The Union Assaults at Vicksburg: Grant Attacks Pemberton, May 17–22, 1863 by Timothy B. Smith


Book Title: The Union Assaults at Vicksburg: Grant Attacks Pemberton, May 17–22, 1863 by Timothy B. Smith. University Press of Kansas, 2020. ISBN-10: 0700629068; ISBN-13: 978-0700629060. Photographs. Maps. Appendix. Pp. xviii, 483. $34.95.

Review Posted: On Point: The Journal of Army History

This worthy effort offers a highly detailed review of a short period in General Grant’s 1863 campaign against the Confederate stronghold of Vicksburg, Mississippi. It starts after the successful battles of Champion Hill and Big Black River Bridge and ends with the second assault against the city’s defenses on May 22nd. As this work mainly concerns two failed attacks by the Union army, the author clearly has the opportunity to criticize the judgments of the various commanders, and he is to be applauded for not exempting Ulysses S. Grant, William T. Sherman, or James B. McPherson from negative commentary.

Only a few brigades, mostly in Sherman’s corps, were in position to make the first assault, on May 19th and this premature attempt ended badly. The next two days were consumed with preparations and moving up more troops. The order for a “simultaneous attack” on May 22nd “required the columns to move by every road at 10 a. m.” Left unemphasized is the tactical ineffectiveness of attenuating the strength of these assaulting columns, compared to a more focused approach.

On May 22nd, McClernand commenced his portion of the assault earlier than the other two commanders. For some reason, long delays attended the advance of several of Sherman’s brigades. Achieving very limited gains, McClernand sent his superior the first of several optimistic messages, which went unheeded by Grant. Instead of visiting McClernand’s sector, the Union commander moved away from the only point of attack that promised at least a chance of success and went to Sherman’s front. McClernand had followed the orders to attack all along the line and didn’t have sufficient reserves for reinforcement.

Smith describes one episode of the May 22nd assaults in far more detail than is usually provided in Vicksburg’s battle histories. The day before, Grant gave instructions for William Hall’s brigade of McArthur’s division to embark on boats well below Vicksburg where it had been stationed, disembark on the opposite bank and march past the city (as the stream flowed), re-embark on different boats to go further upriver to the Yazoo and then up that channel to disembark at Hayne’s Bluff. Remaining there only “a few hours,” the brigade then backtracked all the way to the east bank south of Vicksburg and still “marched 4 miles on the road toward Vicksburg, and bivouacked for the night.” In his attack plans, Grant had ordered this one, isolated brigade—the nearest Federal troops were miles away—to “[m]ove cautiously, and be prepared to receive an attack at any moment. Penetrate as far into the city as you can. Should you find the city still in possession of the enemy, hold as advanced a position as you can secure yourself upon.” Smith implies that this represented a viable line of attack. Hall did not, however, even attempt to pierce the enemy defenses, merely skirmishing instead with light casualties. This minor engagement ended after McClernand again requested support and took up Grant’s ill-considered offer of Hall’s brigade as reinforcement.

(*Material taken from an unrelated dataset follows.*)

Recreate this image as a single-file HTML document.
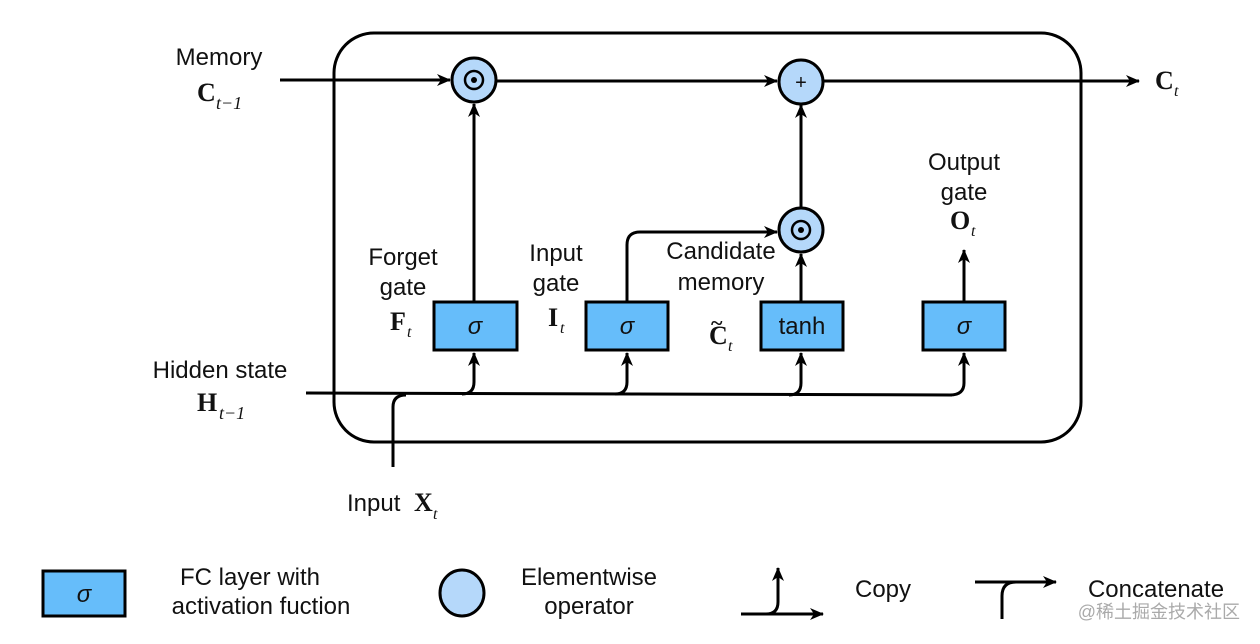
<!DOCTYPE html>
<html><head><meta charset="utf-8"><style>
html,body{margin:0;padding:0;background:#fff;}
svg{display:block;}
text{font-family:"Liberation Sans",sans-serif;fill:#111;}
.s{font-family:"Liberation Serif",serif;font-weight:bold;}
.i{font-family:"Liberation Serif",serif;font-style:italic;font-weight:normal;}
.g{font-family:"Liberation Sans",sans-serif;font-style:italic;}
</style></head><body>
<svg width="1260" height="644" viewBox="0 0 1260 644" xmlns="http://www.w3.org/2000/svg">
<defs>
<marker id="a" viewBox="0 0 14 12" refX="13" refY="6" markerWidth="14" markerHeight="12" markerUnits="userSpaceOnUse" orient="auto">
<path d="M0,0 L14,6 L0,12 L4,6 Z" fill="#000"/></marker>
</defs>
<g fill="none" stroke="#000" stroke-width="3">
<rect x="334" y="33" width="747" height="409" rx="40"/>
<path d="M280,80 H450" marker-end="url(#a)"/>
<path d="M497,81 H777" marker-end="url(#a)"/>
<path d="M824,81 H1139" marker-end="url(#a)"/>
<path d="M474,302 V104" marker-end="url(#a)"/>
<path d="M627,302 V245 Q627,232 640,232 H777" marker-end="url(#a)"/>
<path d="M801,302 V254" marker-end="url(#a)"/>
<path d="M801,207 V105" marker-end="url(#a)"/>
<path d="M964,302 V250" marker-end="url(#a)"/>
<path d="M306,393 L952,395"/>
<path d="M462,394 Q474,394 474,382 V353" marker-end="url(#a)"/>
<path d="M615,394 Q627,394 627,382 V353" marker-end="url(#a)"/>
<path d="M789,395 Q801,395 801,383 V353" marker-end="url(#a)"/>
<path d="M950,395 Q964,395 964,383 V353" marker-end="url(#a)"/>
<path d="M393,467 V407 Q393,395 406,395"/>
</g>
<g stroke="#000" stroke-width="3" fill="#b5d8fa">
<circle cx="474" cy="80" r="22"/>
<circle cx="801" cy="82" r="22"/>
<circle cx="801" cy="230" r="22"/>
<ellipse cx="462" cy="593" rx="22" ry="23"/>
</g>
<g fill="none" stroke="#000" stroke-width="2.5">
<circle cx="474" cy="80" r="9"/><circle cx="801" cy="230" r="9"/>
</g>
<circle cx="474" cy="80" r="3" fill="#000"/><circle cx="801" cy="230" r="3" fill="#000"/>
<text x="801" y="89" text-anchor="middle" font-size="20">+</text>
<g stroke="#000" stroke-width="3" fill="#66bdfa">
<rect x="434" y="302" width="83" height="48"/>
<rect x="586" y="302" width="82" height="48"/>
<rect x="761" y="302" width="82" height="48"/>
<rect x="923" y="302" width="82" height="48"/>
<rect x="43" y="571" width="82" height="45"/>
</g>
<g font-size="24" text-anchor="middle">
<text class="g" x="475" y="334">σ</text>
<text class="g" x="627" y="334">σ</text>
<text x="802" y="334">tanh</text>
<text class="g" x="964" y="334">σ</text>
<text class="g" x="84" y="602">σ</text>
</g>
<g font-size="24" text-anchor="middle">
<text x="219" y="65">Memory</text>
<text x="403" y="265">Forget</text><text x="403" y="295">gate</text>
<text x="556" y="261">Input</text><text x="556" y="291">gate</text>
<text x="721" y="259">Candidate</text><text x="721" y="290">memory</text>
<text x="964" y="170">Output</text><text x="964" y="200">gate</text>
<text x="220" y="378">Hidden state</text>
<text x="250" y="585">FC layer with</text><text x="261" y="614">activation fuction</text>
<text x="589" y="585">Elementwise</text><text x="589" y="614">operator</text>
<text x="883" y="597">Copy</text>
<text x="1156" y="597">Concatenate</text>
</g>
<text x="347" y="511" font-size="24">Input</text>
<g font-size="26">
<text class="s" x="197" y="101">C</text><text class="i" x="216" y="109" font-size="18">t−1</text>
<text class="s" x="1155" y="89">C</text><text class="i" x="1174" y="96" font-size="16">t</text>
<text class="s" x="390" y="330">F</text><text class="i" x="407" y="337" font-size="16">t</text>
<text class="s" x="548" y="326">I</text><text class="i" x="560" y="333" font-size="16">t</text>
<text class="s" x="709" y="344">C</text><text class="i" x="728" y="351" font-size="16">t</text>
<text class="s" x="711" y="330" font-size="22">~</text>
<text class="s" x="950" y="229">O</text><text class="i" x="971" y="236" font-size="16">t</text>
<text class="s" x="197" y="411">H</text><text class="i" x="219" y="419" font-size="18">t−1</text>
<text class="s" x="414" y="511">X</text><text class="i" x="433" y="519" font-size="16">t</text>
</g>
<g fill="none" stroke="#000" stroke-width="3">
<path d="M741,614 H823" marker-end="url(#a)"/>
<path d="M766,614 Q778,614 778,602 V568" marker-end="url(#a)"/>
<path d="M975,582 H1056" marker-end="url(#a)"/>
<path d="M1002,619 V596 Q1002,582 1016,582"/>
</g>
<text x="1240" y="618" font-size="18" text-anchor="end" style="fill:#aaa;font-family:'Liberation Sans','Noto Sans CJK SC',sans-serif">@稀土掘金技术社区</text>
</svg>
</body></html>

The worst aspect of an otherwise commendable book is Smith’s literary mistreatment of John McClernand, which matched the prejudices of General Grant, both at the time and in his Memoirs. A search for “glory” in the text shows that McClernand was accused of being a gloryhound, who displayed “duplicity,” “ineptness,” and “selfish motives.” The highly partisan Charles A. Dana falsely contended that McClernand “‘had not the qualities necessary for commander even of a regiment,’” this after the so-called “political general” had put in a series of creditable performances starting as a brigade leader back in the Battle of Belmont. Smith, however, did accurately observe that, “[o]nce Grant made McClernand the scapegoat, it was a done deal and historians have mainly taken Grant’s side.”

The book excels most of all for its detail. Seemingly innumerable quotes from both sides of the campaign’s soldiers and officers pepper the text. Unsurprisingly, the lengthy bibliography includes an impressively long list of manuscript collections. The book contains fifteen maps and appendices for the Union and Confederate orders of battle.